Main article: Transcendental function

In applied mathematics, a transcendental equation is a special kind of equation. It cannot be solved using simple algebra. This happens when one side of the equation uses a transcendental function. These functions go beyond normal polynomial functions.

Some common examples of transcendental equations include:

• Solving for a number that equals a decaying exponential, like ( x = e^{-x} ).
• Finding where a trigonometric function meets a simple variable, like ( x = \cos x ).
• An exponential function equaling a quadratic expression, like ( 2^{x} = x^{2} ).

Sometimes, these equations can be changed into simpler forms. But often, we can only find approximate answers. We use special tools or computer programs to help solve them. Even though they can be tricky, transcendental equations are very important in mathematics and science.

Transformation into an algebraic equation

Sometimes, transcendental equations can be changed into simpler algebraic equations. This makes them easier to solve.

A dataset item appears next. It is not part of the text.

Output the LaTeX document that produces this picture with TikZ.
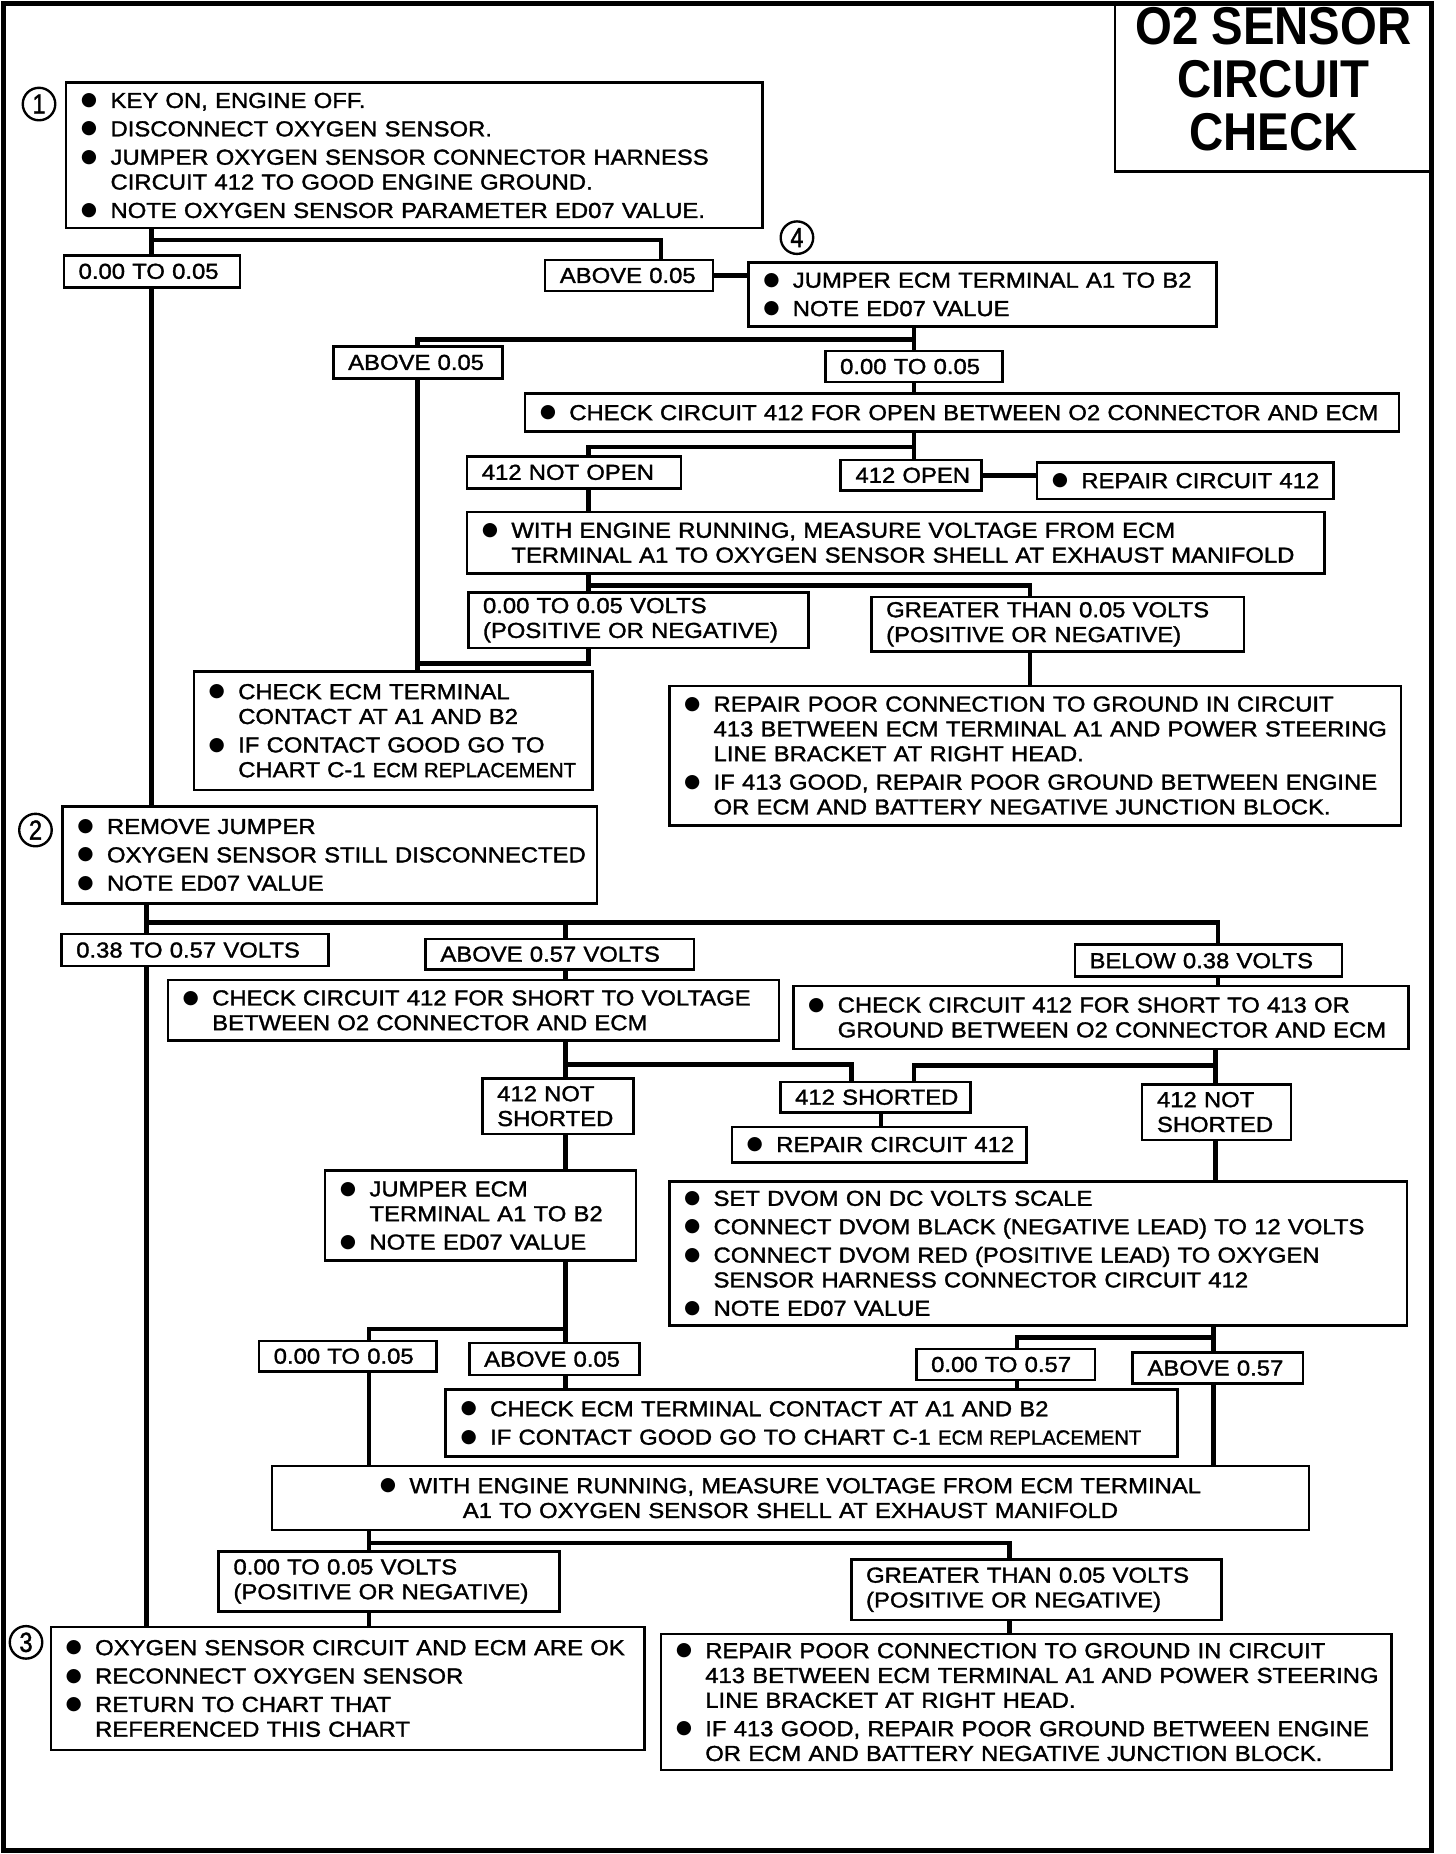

For equations with exponential functions, like those with e raised to a power, taking the natural logarithm of both sides can turn them into algebraic equations. An equation might look very complicated with exponents, but after using logarithms, it becomes simpler and can be solved step by step.

For equations with logarithmic functions, using exponentiation (raising both sides to a power) can change them into algebraic form. This helps in finding the value of x more easily.

These methods work best when the equation follows certain patterns. This makes it possible to transform and solve using basic algebra.

Approximate solutions

Transcendental equations can be solved using special steps. One way is to change the equation into a form like x = f(x). Then make a guess for x and keep updating it until it gets closer to the right answer.

Another method is to turn the equation into f(x) = 0 and use a special rule called Newton's method. This also needs a good guess to work well. Sometimes, we can use simple math tricks or draw the two sides of the equation as lines on a graph to see where they cross and find the answers.

Other solutions

Some complex equations can be made easier by splitting them into simpler parts. There are special ways to find answers for certain types of equations. For example, if one part of an equation is always smaller than or equal to a certain number, and another part is always bigger than or equal to that same number, then the answer will make both parts equal to that number. This helps in finding the right answer.